* START *

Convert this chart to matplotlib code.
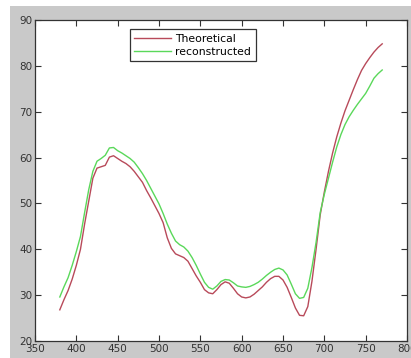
import numpy as np
import matplotlib.pyplot as plt
from matplotlib.patches import Rectangle

# wavelength grid (nm)
wavelength = list(range(380, 775, 5))

theoretical = [26.8, 29.0, 31.0, 33.5, 36.5, 40.0, 45.5, 50.5, 55.5, 57.7,
               58.0, 58.3, 60.1, 60.4, 59.8, 59.2, 58.7, 58.0, 57.0, 55.8,
               54.6, 52.8, 51.2, 49.5, 47.8, 45.8, 42.5, 40.2, 39.0, 38.6,
               38.2, 37.4, 35.8, 34.2, 32.8, 31.2, 30.5, 30.3, 31.2, 32.3,
               32.9, 32.6, 31.5, 30.3, 29.6, 29.4, 29.6, 30.2, 31.0, 31.8,
               32.8, 33.6, 34.1, 34.1, 33.3, 31.7, 29.5, 27.2, 25.6, 25.5,
               27.5, 33.0, 40.0, 47.5, 52.5, 57.0, 61.0, 64.5, 67.5, 70.2,
               72.5, 74.8, 77.0, 79.0, 80.5, 81.8, 83.0, 84.0, 84.8]

reconstructed = [29.6, 31.8, 33.8, 36.5, 39.5, 42.8, 48.0, 53.0, 57.0, 59.2,
                 59.8, 60.5, 62.1, 62.2, 61.5, 61.0, 60.4, 59.8, 59.0, 57.8,
                 56.5, 55.0, 53.3, 51.6, 49.9, 47.8, 45.5, 43.5, 41.8, 41.0,
                 40.5, 39.6, 38.2, 36.5, 34.6, 32.8, 31.7, 31.3, 32.0, 33.0,
                 33.4, 33.3, 32.7, 32.0, 31.8, 31.7, 31.9, 32.3, 32.8, 33.5,
                 34.3, 35.0, 35.6, 35.9, 35.5, 34.4, 32.4, 30.3, 29.3, 29.5,
                 31.5, 36.0, 41.5, 48.0, 52.0, 55.5, 59.0, 62.3, 65.0, 67.2,
                 68.9, 70.3, 71.6, 72.8, 74.0, 75.6, 77.3, 78.3, 79.1]

xticks = [350, 400, 450, 500, 550, 600, 650, 700, 750, 800]
yticks = [20, 30, 40, 50, 60, 70, 80, 90]

W, H = 411, 358
fig = plt.figure(figsize=(W / 100, H / 100), dpi=100, facecolor='white')
# grey matlab-like figure window behind the axes
bg = Rectangle((10 / W, 0), 1, (H - 6) / H, transform=fig.transFigure,
               facecolor='#c9c9c9', edgecolor='none', zorder=-10)
fig.add_artist(bg)

ax = fig.add_axes([35 / W, 17 / H, 372 / W, 321 / H])
ax.set_zorder(1)
ax.plot(wavelength, theoretical, color='#b84a5a', lw=1.0, label='Theoretical')
ax.plot(wavelength, reconstructed, color='#5ad85a', lw=1.0, label='reconstructed')

ax.set_xlim(350, 800)
ax.set_ylim(20, 90)
ax.set_xticks(xticks)
ax.set_yticks(yticks)
ax.tick_params(direction='in', top=True, right=True, length=4, width=0.8,
               labelsize=7.5, colors='#333333', pad=2)
for s in ax.spines.values():
    s.set_color('#333333')
    s.set_linewidth(0.9)

leg = ax.legend(loc='upper left', bbox_to_anchor=(0.255, 0.971), borderaxespad=0,
                fontsize=7.8, fancybox=False, framealpha=1, edgecolor='#333333',
                handlelength=3.4, handletextpad=0.4, borderpad=0.4, labelspacing=0.3)
leg.get_frame().set_linewidth(0.9)

fig.savefig('out.png', dpi=100, facecolor=fig.get_facecolor())
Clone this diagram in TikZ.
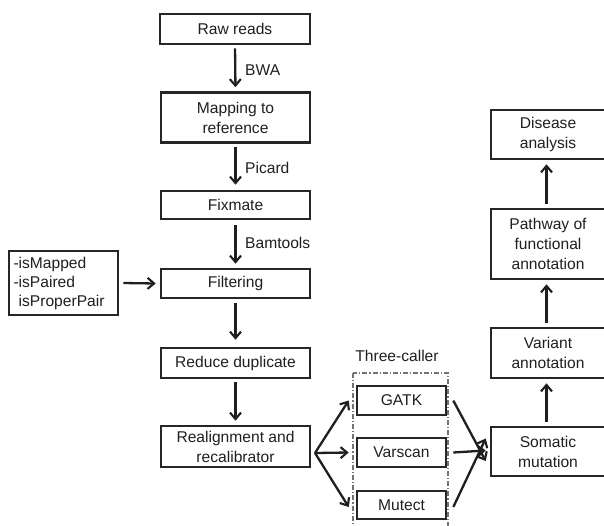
\documentclass[tikz,border=0pt]{standalone}
\usepackage{fontspec}
\setmainfont{Liberation Sans}
\usetikzlibrary{arrows.meta,positioning,calc}
\begin{document}
\begin{tikzpicture}[x=1pt,y=-1pt,
  every node/.style={font=\fontsize{15.6}{20}\selectfont, text=black!88},
  box/.style={draw=black!85, line width=2.6pt, align=center, inner sep=0pt},
  arr/.style={draw=black!88, line width=2.3pt, -{Straight Barb[length=6.5pt,width=11pt,line width=2.1pt]}},
  lbl/.style={anchor=west, inner sep=0pt},
  callerframe/.style={draw=black!55, line width=1.3pt, dash pattern=on 5pt off 2pt on 1.2pt off 2pt}
]
\useasboundingbox (0,0) rectangle (604,525);

% main column
\node[box, minimum width=150pt, minimum height=30pt] (raw) at (235,29) {Raw reads};
\node[box, minimum width=149pt, minimum height=50pt] (map) at (235.5,117.5) {Mapping to\\reference};
\node[box, minimum width=149pt, minimum height=28pt] (fix) at (235.5,205) {Fixmate};
\node[box, minimum width=149pt, minimum height=29pt] (filt) at (235.5,283.5) {Filtering};
\node[box, minimum width=149pt, minimum height=30pt] (red) at (235.5,363) {Reduce duplicate};
\node[box, minimum width=149pt, minimum height=41pt] (real) at (235.5,446.5) {Realignment and\\recalibrator};

% filter options
\node[box, minimum width=109pt, minimum height=64pt, align=left, text width=100pt, inner xsep=4.5pt,
      font=\fontsize{15.6}{19}\selectfont] (opt) at (63.5,283) {-isMapped\\-isPaired\\\phantom{-}isProperPair};

% callers
\draw[callerframe] (353,373) rectangle (448,530);
\node[inner sep=0pt] (tc) at (397,356) {Three-caller};
\node[box, minimum width=89pt, minimum height=29pt] (gatk) at (401.5,400.5) {GATK};
\node[box, minimum width=89pt, minimum height=29pt] (vars) at (401.5,452.5) {Varscan};
\node[box, minimum width=89pt, minimum height=28pt] (mut) at (401.5,505) {Mutect};

% right column
\node[box, minimum width=114pt, minimum height=49pt] (som) at (548,451.5) {Somatic\\mutation};
\node[box, minimum width=114pt, minimum height=50pt] (var) at (548,353) {Variant\\annotation};
\node[box, minimum width=114pt, minimum height=70pt] (path) at (548,244) {Pathway of\\functional\\annotation};
\node[box, minimum width=114pt, minimum height=49pt] (dis) at (548,134.5) {Disease\\analysis};

% vertical arrows main column
\draw[arr, shorten <=3pt, shorten >=4pt] (raw.south) -- (map.north);
\draw[arr, shorten <=3pt, shorten >=5pt] (map.south) -- (fix.north);
\draw[arr, shorten <=5pt, shorten >=4pt] (fix.south) -- (filt.north);
\draw[arr, shorten <=4pt, shorten >=7pt] (filt.south) -- (red.north);
\draw[arr, shorten <=3pt, shorten >=4pt] (red.south) -- (real.north);

% arrow labels
\node[lbl] (bwa) at (245,70) {BWA};
\node[lbl] (pic) at (245,168) {Picard};
\node[lbl] (bam) at (245,243) {Bamtools};

% options arrow
\draw[arr] ([xshift=4pt]opt.east) -- ([xshift=-4pt]filt.west);

% fan out
\coordinate (fan) at (315,453);
\draw[arr] (fan) -- ([xshift=-7pt]gatk.west);
\draw[arr] (fan) -- ([xshift=-7pt]vars.west);
\draw[arr] (fan) -- ([shift={(-7pt,-2pt)}]mut.west);

% fan in
\draw[arr] ([xshift=6pt]gatk.east) -- ([shift={(-4pt,-9.5pt)}]som.west);
\draw[arr] ([xshift=6pt]vars.east) -- ([shift={(-4pt,1pt)}]som.west);
\draw[arr] ([shift={(6pt,-2pt)}]mut.east) -- ([shift={(-4pt,13pt)}]som.west);

% right column arrows
\draw[arr, shorten <=4pt, shorten >=4pt] ([xshift=-1.5pt]som.north) -- ([xshift=-1.5pt]var.south);
\draw[arr, shorten <=4pt, shorten >=4pt] ([xshift=-1.5pt]var.north) -- ([xshift=-1.5pt]path.south);
\draw[arr, shorten <=4pt, shorten >=4pt] ([xshift=-1.5pt]path.north) -- ([xshift=-1.5pt]dis.south);
\end{tikzpicture}
\end{document}
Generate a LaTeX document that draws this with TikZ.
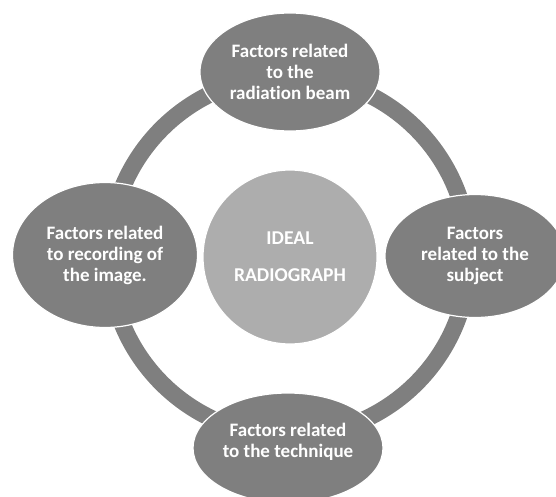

* END *

* **Given instruction**
Reproduce, word for word, every line from the start of the records down to and including the line with "68.9, 70.3, 71.6, 72.8, 74.0, 75.6, 77.3, 78.3, 79.1]"; skip the pictures.

* **Answer to the task**
Convert this chart to matplotlib code.
import numpy as np
import matplotlib.pyplot as plt
from matplotlib.patches import Rectangle

# wavelength grid (nm)
wavelength = list(range(380, 775, 5))

theoretical = [26.8, 29.0, 31.0, 33.5, 36.5, 40.0, 45.5, 50.5, 55.5, 57.7,
               58.0, 58.3, 60.1, 60.4, 59.8, 59.2, 58.7, 58.0, 57.0, 55.8,
               54.6, 52.8, 51.2, 49.5, 47.8, 45.8, 42.5, 40.2, 39.0, 38.6,
               38.2, 37.4, 35.8, 34.2, 32.8, 31.2, 30.5, 30.3, 31.2, 32.3,
               32.9, 32.6, 31.5, 30.3, 29.6, 29.4, 29.6, 30.2, 31.0, 31.8,
               32.8, 33.6, 34.1, 34.1, 33.3, 31.7, 29.5, 27.2, 25.6, 25.5,
               27.5, 33.0, 40.0, 47.5, 52.5, 57.0, 61.0, 64.5, 67.5, 70.2,
               72.5, 74.8, 77.0, 79.0, 80.5, 81.8, 83.0, 84.0, 84.8]

reconstructed = [29.6, 31.8, 33.8, 36.5, 39.5, 42.8, 48.0, 53.0, 57.0, 59.2,
                 59.8, 60.5, 62.1, 62.2, 61.5, 61.0, 60.4, 59.8, 59.0, 57.8,
                 56.5, 55.0, 53.3, 51.6, 49.9, 47.8, 45.5, 43.5, 41.8, 41.0,
                 40.5, 39.6, 38.2, 36.5, 34.6, 32.8, 31.7, 31.3, 32.0, 33.0,
                 33.4, 33.3, 32.7, 32.0, 31.8, 31.7, 31.9, 32.3, 32.8, 33.5,
                 34.3, 35.0, 35.6, 35.9, 35.5, 34.4, 32.4, 30.3, 29.3, 29.5,
                 31.5, 36.0, 41.5, 48.0, 52.0, 55.5, 59.0, 62.3, 65.0, 67.2,
                 68.9, 70.3, 71.6, 72.8, 74.0, 75.6, 77.3, 78.3, 79.1]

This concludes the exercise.